FIFA President Gianni Infantino is also an IOC member, meaning he would be in a difficult situation if he backed the idea of holding the World Cup every two years ©Getty Images
FIFA President Gianni Infantino is also an IOC member, meaning he would be in a difficult situation if he backed the idea of holding the World Cup every two years ©Getty Images

• A couple of points on the issue of doubling the number of FIFA World Cups, which has re-entered the football "conversation" in the wake of a feasibility study announced by the governing body last May.

First, rather like fixing a permanent location for the Olympic Games, this is not a new idea; indeed, it tends to pop up with some regularity.

“Radical plan for World Cup every two years,” proclaimed an old story on the front page of the Financial Times written by, er, me; that was in June 2006.

And I note that Goal.com has traced the origins back even further, once noting that Sepp Blatter, FIFA’s former President, "floated the idea of a World Cup every two years as early as 1999".

This is not to say that the concept will never come to pass.

Second, Gianni Infantino, FIFA’s current President, is, of course, an International Olympic Committee (IOC) member.

This means he has taken an oath promising, among other things, to serve the Olympic Movement to the best of his ability, to always act independently of commercial and political interests and to promote the interests of the IOC and Olympic Movement.

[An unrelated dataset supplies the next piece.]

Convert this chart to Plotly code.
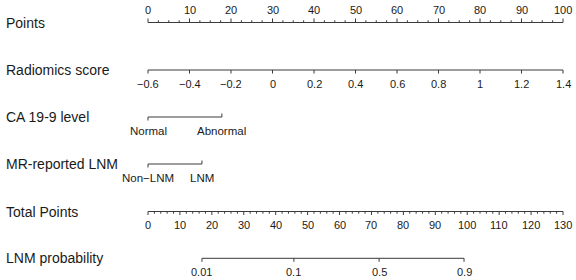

It seems to me pretty obvious that doubling the frequency of World Cups could have a severe impact on the Olympic Movement, if it meant the football flagship and the Summer Games being staged, once every four years, in the same summer.

This has got me wondering whether, with Qatar 2022 about to set a precedent, any extra World Cups might end up being scheduled for northern-hemisphere winters.

This might suit the Saudi Arabian Football Federation, whose proposal led to the feasibility study idea being approved.